The belief that snakes can jump—or coil themselves up and spring—is, however, very prevalent. They all tell you that a snake can leap across a ditch. This is not true. A snake, if alarmed, will make for the hedge; and he glides much faster than would be supposed. On reaching the ‘shore’ or edge of the ditch he projects his head over it, and some six or eight inches of the neck, while the rest of the body slides down the slope. If it happens to be a steep-sided ditch he often loses his balance and rolls to the bottom; and that is what has been mistaken for leaping. As he rises up the mound he follows a zigzag course, and presently enters some small hole or a cavity in a decaying stole. After creeping in some distance he often meets with an obstruction, and has to remain half in and half out till he can force his way. He usually takes possession of a mouse-hole, and does not seem to be able to enlarge it for additional convenience. If you put your stick on his head as he slips through the grass his body rolls and twists, and almost ties itself in a knot.
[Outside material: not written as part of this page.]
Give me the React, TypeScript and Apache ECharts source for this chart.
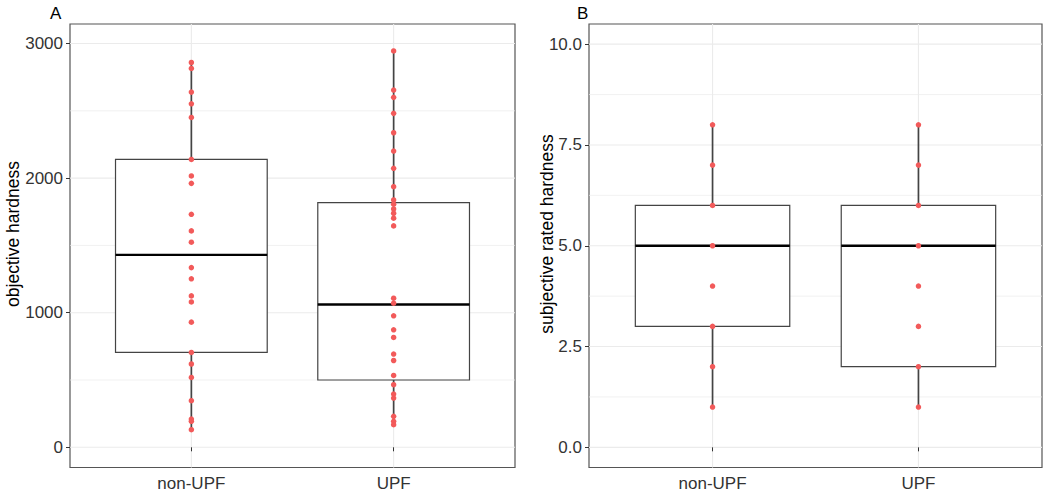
import React, { useEffect, useRef } from "react";
import * as echarts from "echarts";

const categories = ["non-UPF", "UPF"];

// Panel A: objective hardness (individual points)
const objNonUPF = [2859, 2815, 2639, 2552, 2451, 2139, 2016, 1961, 1731, 1608, 1524, 1335, 1252, 1125, 1080, 930, 705, 619, 519, 346, 210, 193, 131];
const objUPF = [2945, 2654, 2600, 2481, 2337, 2201, 2073, 1936, 1838, 1806, 1771, 1739, 1702, 1645, 1108, 1071, 977, 873, 816, 693, 645, 534, 465, 396, 366, 230, 193, 168];
// box stats: [min, Q1, median, Q3, max]
const objBoxNonUPF = [131, 705, 1430, 2139, 2859];
const objBoxUPF = [168, 500, 1061, 1818, 2945];

// Panel B: subjective rated hardness
const subjNonUPF = [1, 2, 3, 4, 5, 6, 7, 8];
const subjUPF = [1, 2, 3, 4, 5, 6, 7, 8];
const subjBoxNonUPF = [1, 3, 5, 6, 8];
const subjBoxUPF = [1, 2, 5, 6, 8];

const objTicks = [0, 1000, 2000, 3000];
const objMinor = [500, 1500, 2500];
const subjTicks = [0, 2.5, 5, 7.5, 10];
const subjMinor = [1.25, 3.75, 6.25, 8.75];

const FONT = "'Liberation Sans', Arial, Helvetica, sans-serif";
const RED = "#F25A5A";

function hGridSeries(idx: number, major: number[], minor: number[]) {
  const data = [...major.map((v) => [1, v, 1]), ...minor.map((v) => [1, v, 0])];
  return {
    type: "custom",
    xAxisIndex: idx,
    yAxisIndex: idx,
    silent: true,
    z: 0,
    data,
    encode: { x: 0, y: 1 },
    renderItem: (params: any, api: any) => {
      const y = api.coord([1, api.value(1)])[1];
      const cs = params.coordSys;
      return {
        type: "line",
        shape: { x1: cs.x, y1: y, x2: cs.x + cs.width, y2: y },
        style: { stroke: "#ebebeb", lineWidth: api.value(2) === 1 ? 1.1 : 0.7 },
      };
    },
  };
}

function vGridSeries(idx: number) {
  return {
    type: "custom",
    xAxisIndex: idx,
    yAxisIndex: idx,
    silent: true,
    z: 0,
    data: categories.map((_, i) => [i + 1]),
    encode: { x: 0 },
    renderItem: (params: any, api: any) => {
      const cs = params.coordSys;
      const x = api.coord([api.value(0), 0])[0];
      return {
        type: "line",
        shape: { x1: x, y1: cs.y, x2: x, y2: cs.y + cs.height },
        style: { stroke: "#ebebeb", lineWidth: 1.1 },
      };
    },
  };
}

function boxSeries(idx: number, boxes: number[][]) {
  return {
    type: "custom",
    xAxisIndex: idx,
    yAxisIndex: idx,
    silent: true,
    z: 1,
    data: boxes.map((b, i) => [i + 1, ...b]),
    encode: { x: 0, y: [1, 2, 3, 4, 5] },
    renderItem: (params: any, api: any) => {
      const x = api.value(0);
      const pMin = api.coord([x, api.value(1)]);
      const pQ1 = api.coord([x, api.value(2)]);
      const pMed = api.coord([x, api.value(3)]);
      const pQ3 = api.coord([x, api.value(4)]);
      const pMax = api.coord([x, api.value(5)]);
      const w = api.size([0.75, 0])[0];
      const cx = pMin[0];
      return {
        type: "group",
        children: [
          { type: "line", shape: { x1: cx, y1: pMax[1], x2: cx, y2: pQ3[1] }, style: { stroke: "#444", lineWidth: 1.7 } },
          { type: "line", shape: { x1: cx, y1: pQ1[1], x2: cx, y2: pMin[1] }, style: { stroke: "#444", lineWidth: 1.7 } },
          { type: "rect", shape: { x: cx - w / 2, y: pQ3[1], width: w, height: pQ1[1] - pQ3[1] }, style: { fill: "#fff", stroke: "#444", lineWidth: 1.2 } },
          { type: "line", shape: { x1: cx - w / 2, y1: pMed[1], x2: cx + w / 2, y2: pMed[1] }, style: { stroke: "#000", lineWidth: 2.4 } },
        ],
      };
    },
  };
}

function pointSeries(idx: number, groups: number[][]) {
  const data: number[][] = [];
  groups.forEach((g, i) => g.forEach((v) => data.push([i + 1, v])));
  return {
    type: "scatter",
    xAxisIndex: idx,
    yAxisIndex: idx,
    z: 3,
    symbolSize: 5.5,
    itemStyle: { color: RED, opacity: 1 },
    data,
    silent: true,
  };
}

function xAxis(idx: number) {
  return {
    type: "value",
    gridIndex: idx,
    min: 0.4,
    max: 2.6,
    axisLine: { show: false },
    axisTick: { show: true, customValues: [1, 2], length: 4, lineStyle: { color: "#333", width: 1 } },
    axisLabel: {
      show: true,
      customValues: [1, 2],
      formatter: (v: number) => categories[Math.round(v) - 1] ?? "",
      fontSize: 17,
      fontFamily: FONT,
      color: "#333",
      margin: 7,
    },
    splitLine: { show: false },
  };
}

function yAxis(idx: number, min: number, max: number, ticks: number[], fmt: (v: number) => string) {
  return {
    type: "value",
    gridIndex: idx,
    min,
    max,
    axisLine: { show: false },
    axisTick: { show: true, customValues: ticks, length: 4, lineStyle: { color: "#333", width: 1 } },
    axisLabel: {
      show: true,
      customValues: ticks,
      formatter: fmt,
      fontSize: 17,
      fontFamily: FONT,
      color: "#333",
      margin: 7,
    },
    splitLine: { show: false },
  };
}

export default function App() {
  const ref = useRef<HTMLDivElement>(null);
  useEffect(() => {
    if (!ref.current) return;
    const chart = echarts.init(ref.current, undefined, { renderer: "svg" });
    chart.setOption({
      animation: false,
      backgroundColor: "#fff",
      grid: [
        { left: 70, right: 535, top: 24, bottom: 29.5, show: true, borderColor: "#555", borderWidth: 1.2, backgroundColor: "transparent" },
        { left: 589, right: 8, top: 24, bottom: 29.5, show: true, borderColor: "#555", borderWidth: 1.2, backgroundColor: "transparent" },
      ],
      xAxis: [xAxis(0), xAxis(1)],
      yAxis: [
        yAxis(0, -150, 3145, objTicks, (v) => String(v)),
        yAxis(1, -0.5, 10.5, subjTicks, (v) => Number(v).toFixed(1)),
      ],
      graphic: [
        { type: "text", left: 50, top: 5, style: { text: "A", fontSize: 17, fontFamily: FONT, fill: "#000" } },
        { type: "text", left: 577, top: 5, style: { text: "B", fontSize: 17, fontFamily: FONT, fill: "#000" } },
        {
          type: "text",
          x: 13,
          y: 234,
          rotation: Math.PI / 2,
          style: { text: "objective hardness", fontSize: 17.5, fontFamily: FONT, fill: "#000", align: "center", verticalAlign: "middle" },
        },
        {
          type: "text",
          x: 547,
          y: 234,
          rotation: Math.PI / 2,
          style: { text: "subjective rated hardness", fontSize: 17.5, fontFamily: FONT, fill: "#000", align: "center", verticalAlign: "middle" },
        },
      ],
      series: [
        hGridSeries(0, objTicks, objMinor),
        vGridSeries(0),
        boxSeries(0, [objBoxNonUPF, objBoxUPF]),
        pointSeries(0, [objNonUPF, objUPF]),
        hGridSeries(1, subjTicks, subjMinor),
        vGridSeries(1),
        boxSeries(1, [subjBoxNonUPF, subjBoxUPF]),
        pointSeries(1, [subjNonUPF, subjUPF]),
      ],
    });
    return () => chart.dispose();
  }, []);
  return <div ref={ref} style={{ position: "fixed", left: 0, top: 0, width: 1050, height: 497 }} />;
}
I have never been able to find a snake in the actual process of divesting his body of the old skin, but have several times disturbed them from a bunch of grass and found the slough in it. There was an old wall, very low and somewhat ruinous, much overgrown with barley-like grasses, where I found a slough several times in succession, as if it had been a favourite resort for the purpose. The slough is a pale colour—there is no trace on it of the snake’s natural hue, and it has when fresh an appearance as if varnished—meaning not the brown colour of varnish, but the smoothness. A thin transparent film represents the eyes, so that the country folk say the snake skins his own eyes.
A forked stick is the best thing to catch a snake with: the fork pins the head to the ground without doing any injury. If held up by the tail—that is the way the country lads carry them—the snake will not let its head hang down, but holds it up as far as possible: he does not, however, seem able to crawl up himself, so to say; he is helpless in that position. If he is allowed to touch the arm he immediately coils round it. A snake is sometimes found on the roofs of cottages. The roof in such cases is low, and connected by a mass of ivy with the ground, overgrown too with moss and weeds.
The mowers, who sleep a good deal under the hedges, have a tradition that a snake will sometimes crawl down a man’s throat if he sleeps on the ground with his mouth open. There is also a superstition among the haymakers of snakes having been bred in the stomachs of human beings, from drinking out of ponds or streams frequented by water snakes. Such snakes—green, and in every respect like the field snake—have, according to them, been vomited by the unfortunate persons afflicted with this strange calamity. It is curious to note in connection with this superstition the ignorance of the real habits of these creatures exhibited by people whose whole lives are spent in the fields and by the hedges.
Now and then a peculiar squealing sound may be heard proceeding from the grass; on looking about it is found to be made by a frog in the extremity of mortal terror. A snake has seized one of his hind legs and has already swallowed a large part of it. The frog struggles and squeals, but it is in vain; the snake, if once he takes hold, will gradually get him down. I have several times released frogs from this horrible position; they hop off apparently unhurt if only the leg has been swallowed. But on one occasion I found a frog quite half gone down the throat of its dread persecutor: I compelled the snake to disgorge it, but the frog died soon afterwards. The frog being a broad creature, wide across the back—at least twice the width of the snake—it appears surprising how the snake can absorb so large a thing.
In the nesting season snakes are the terror of those birds that build in low bushes. I have never seen a snake in a tree (though I have heard of their getting up trees), but I have seen them in hawthorn bushes several feet from the ground, and apparently proceeding along the boughs with ease. I once found one in a bird’s nest: the nest was empty—the snake had doubtless had a feast, and was enjoying deglutition. In some places where snakes are numerous, boys when bird’s-nesting always give the nest a gentle thrust with a stick first before putting the hand in, lest they should grasp a snake instead of eggs. The snake is also accused of breaking and sucking eggs—some say it is the hard-set eggs he prefers; whether that be so or no, eggs are certainly often found broken and the yolk gone. When the young fledglings fall out of the nest on to the ground they run great risk from snakes.
When sitting in a punt in summer, moored a hundred yards or more from shore, I have often watched a snake swim across the lake, in that place about 300 yards wide. In the distance all that is visible is a small black spot moving steadily over the water. This is the snake’s head, which he holds above the surface, and which vibrates a little from side to side with the exertions of the muscular body. As he comes nearer a slight swell undulates on each side, marking his progress. Snakes never seem to venture so far from shore except when it is perfectly calm. The movement of the body is exactly the same as on land—the snake glides over the surface, the bends of its body seeming to act like a screw. They go at a good pace, and with the greatest apparent ease. In walking beside the meadow brooks, not everywhere, but in localities where these reptiles are common, every now and then you may see a snake strike off from the shore and swim across, twining in and out the stems of the green flags till he reaches the aquatic grass on the mud and disappears among it.